**Recorded information**
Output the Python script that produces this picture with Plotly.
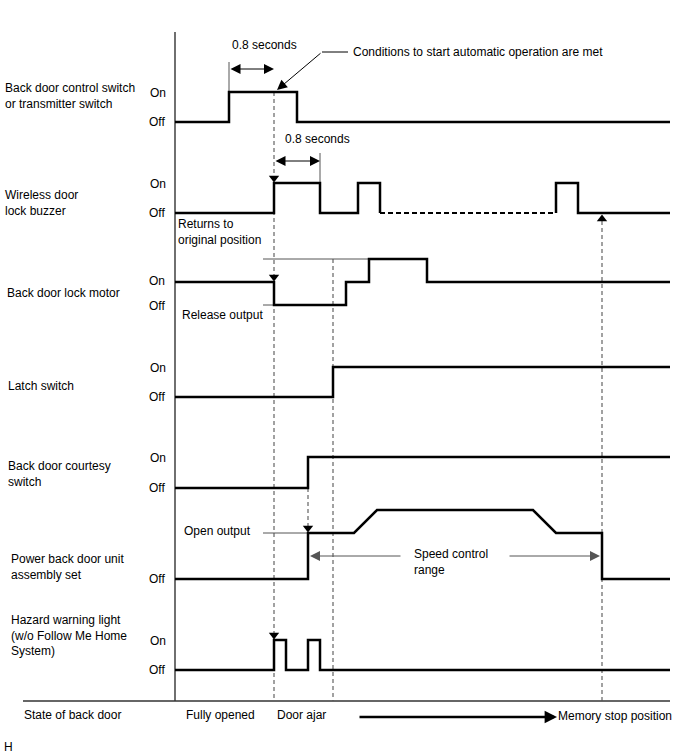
import plotly.graph_objects as go

# ---------------- data (time units, levels) ----------------
ctrl_t = [0, 54, 122, 495]
ctrl_v = [0, 1, 0, 0]

buzzer_a_t = [0, 99, 145, 183, 205]
buzzer_a_v = [0, 1, 0, 1, 0]
buzzer_dash_t = [205, 381]
buzzer_dash_v = [0, 0]
buzzer_b_t = [381, 381, 403, 495]
buzzer_b_v = [0, 1, 0, 0]

lock_t = [0, 99, 171, 194, 252, 495]
lock_v = [1, 0, 1, 2, 1, 1]

latch_t = [0, 158, 495]
latch_v = [0, 1, 1]

courtesy_t = [0, 133, 495]
courtesy_v = [0, 1, 1]

power_t = [0, 133, 133, 179, 202, 358, 381, 427, 427, 495]
power_v = [0, 0, 2, 2, 3, 3, 2, 2, 0, 0]

hazard_t = [0, 99, 111, 133, 145, 495]
hazard_v = [0, 1, 0, 1, 0, 0]

# event times
T_PRESS, T_START, T_BUZ_END, T_COURTESY, T_LATCH, T_STOP, T_END = 54, 99, 145, 133, 158, 427, 495

row_labels = [
    "Back door control switch<br>or transmitter switch",
    "Wireless door<br>lock buzzer",
    "Back door lock motor",
    "Latch switch",
    "Back door courtesy<br>switch",
    "Power back door unit<br>assembly set",
    "Hazard warning light<br>(w/o Follow Me Home<br>System)",
]
state_labels = ["Fully opened", "Door ajar", "Memory stop position"]

# ---------------- layout constants (pixels) ----------------
W, H = 688, 755
X0 = 175
BASE = {"ctrl": 122, "buzzer": 213, "lock": 305, "latch": 397,
        "courtesy": 488, "power": 579, "hazard": 670}
AMP = {"ctrl": 30, "buzzer": 30, "lock": 23, "latch": 30,
       "courtesy": 31, "power": 23, "hazard": 30}
AXIS_Y = 701
AXIS_TOP = 32

FONT = dict(family="Liberation Sans, Arial, sans-serif", size=12, color="#000")
SIG = dict(color="#000", width=2.5)
THIN = dict(color="#555", width=1)
DASH = dict(color="#555", width=1.1, dash="4px,3px")


def Y(sig, v):
    return [BASE[sig] - a * AMP[sig] for a in v]


def px(x):
    return x - X0


fig = go.Figure()


def line(x, y, style, shape="linear"):
    fig.add_trace(go.Scatter(x=x, y=y, mode="lines", line=dict(**style, shape=shape),
                             hoverinfo="skip", showlegend=False))


# axes frame
line([0, 0], [AXIS_TOP, AXIS_Y], dict(color="#333", width=1.4))
line([px(23), T_END], [AXIS_Y, AXIS_Y], dict(color="#333", width=1.4))

# thin reference lines
line([T_PRESS, T_PRESS], [62, BASE["ctrl"] - AMP["ctrl"]], THIN)
line([T_BUZ_END, T_BUZ_END], [153, BASE["buzzer"] - AMP["buzzer"]], THIN)
line([px(263), lock_t[3]], Y("lock", [2, 2]), THIN)
line([px(263), T_START], Y("lock", [0, 0]), THIN)
line([px(263), T_COURTESY], Y("power", [2, 2]), THIN)

# dashed verticals
line([T_START, T_START], [BASE["ctrl"] - AMP["ctrl"], AXIS_Y], DASH)
line([T_LATCH, T_LATCH], [Y("lock", [2])[0], AXIS_Y], DASH)
line([T_COURTESY, T_COURTESY], [BASE["courtesy"], Y("power", [2])[0] - 6], DASH)
line([T_STOP, T_STOP], [BASE["buzzer"] + 8, AXIS_Y], DASH)

# signals
line(ctrl_t, Y("ctrl", ctrl_v), SIG, "hv")
line(buzzer_a_t, Y("buzzer", buzzer_a_v), SIG, "hv")
line(buzzer_dash_t, Y("buzzer", buzzer_dash_v), dict(color="#000", width=2.2, dash="5px,3px"))
line(buzzer_b_t, Y("buzzer", buzzer_b_v), SIG, "hv")
line(lock_t, Y("lock", lock_v), SIG, "hv")
line(latch_t, Y("latch", latch_v), SIG, "hv")
line(courtesy_t, Y("courtesy", courtesy_v), SIG, "hv")
line(power_t, Y("power", power_v), SIG)
line(hazard_t, Y("hazard", hazard_v), SIG, "hv")

# arrow heads on dashed lines
tips_down = [(T_START, BASE["buzzer"] - AMP["buzzer"]), (T_START, BASE["lock"] - AMP["lock"]),
             (T_START, BASE["hazard"] - AMP["hazard"]), (T_COURTESY, Y("power", [2])[0])]
fig.add_trace(go.Scatter(x=[t for t, _ in tips_down], y=[y - 5 for _, y in tips_down],
                         mode="markers", marker=dict(symbol="triangle-down", size=9, color="#000"),
                         hoverinfo="skip", showlegend=False))
fig.add_trace(go.Scatter(x=[T_STOP], y=[BASE["buzzer"] + 6], mode="markers",
                         marker=dict(symbol="triangle-up", size=9, color="#000"),
                         hoverinfo="skip", showlegend=False))

ann = []


def text(x, y, s, anchor="left"):
    ann.append(dict(x=x, y=y, text=s, showarrow=False, xanchor=anchor, yanchor="middle",
                    font=FONT, xref="x", yref="y", align="left", borderpad=0))


def arrow(x, y, ax, ay, width=1, size=2.0, side="end", color="#000"):
    ann.append(dict(x=x, y=y, ax=ax, ay=ay, axref="x", ayref="y", xref="x", yref="y",
                    text="", showarrow=True, arrowhead=2, arrowsize=size, arrowwidth=width,
                    arrowcolor=color, arrowside=side, standoff=0, startstandoff=0))


# row labels
label_pos = [(4, 96), (4, 203), (6, 293), (7, 386), (7, 474), (10, 567), (10, 635)]
for (lx, ly), s in zip(label_pos, row_labels):
    text(px(lx), ly, s)

# On / Off labels
for sig, has_on in [("ctrl", True), ("buzzer", True), ("latch", True),
                    ("courtesy", True), ("power", False), ("hazard", True)]:
    if has_on:
        text(px(149), BASE[sig] - AMP[sig] + 1, "On")
    text(px(148), BASE[sig], "Off")
text(px(148), 281, "On")
text(px(148), 306, "Off")

# annotations
text(px(231), 45, "0.8 seconds")
arrow(T_START, 69, T_PRESS, 69, side="end+start")
text(px(284), 139, "0.8 seconds")
arrow(T_BUZ_END, 161, T_START, 161, side="end+start")

line([px(322), px(348)], [52, 52], dict(color="#000", width=1))
arrow(px(277), 90, px(322), 52)
text(px(352), 52, "Conditions to start automatic operation are met")

text(px(177), 232, "Returns to<br>original position")
text(px(181), 315, "Release output")
text(px(183), 531, "Open output")

text(px(413), 562, "Speed control<br>range")
arrow(px(310), 556, px(402), 556, color="#555")
arrow(px(600), 556, px(508), 556, color="#555")

text(px(23), 715, "State of back door")
text(px(185), 715, state_labels[0])
text(px(276), 715, state_labels[1])
arrow(px(557), 717, px(358), 717, width=2.6, size=0.95)
text(px(557), 716, state_labels[2])
text(px(3), 747, "H")

fig.update_layout(
    width=W, height=H, margin=dict(l=0, r=0, t=0, b=0),
    paper_bgcolor="white", plot_bgcolor="white",
    xaxis=dict(range=[-X0, W - X0], visible=False, fixedrange=True),
    yaxis=dict(range=[H, 0], visible=False, fixedrange=True),
    annotations=ann, showlegend=False,
)

fig.write_html("out.html", config={"displayModeBar": False},
               post_script="document.body.style.margin='0';document.body.style.overflow='hidden';")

**The task**
The lines from the top of the data above through the one holding "lock_v = [1, 0, 1, 2, 1, 1]" are to be repeated exactly, and only those, with no pictures.

**In response**
Output the Python script that produces this picture with Plotly.
import plotly.graph_objects as go

# ---------------- data (time units, levels) ----------------
ctrl_t = [0, 54, 122, 495]
ctrl_v = [0, 1, 0, 0]

buzzer_a_t = [0, 99, 145, 183, 205]
buzzer_a_v = [0, 1, 0, 1, 0]
buzzer_dash_t = [205, 381]
buzzer_dash_v = [0, 0]
buzzer_b_t = [381, 381, 403, 495]
buzzer_b_v = [0, 1, 0, 0]

lock_t = [0, 99, 171, 194, 252, 495]
lock_v = [1, 0, 1, 2, 1, 1]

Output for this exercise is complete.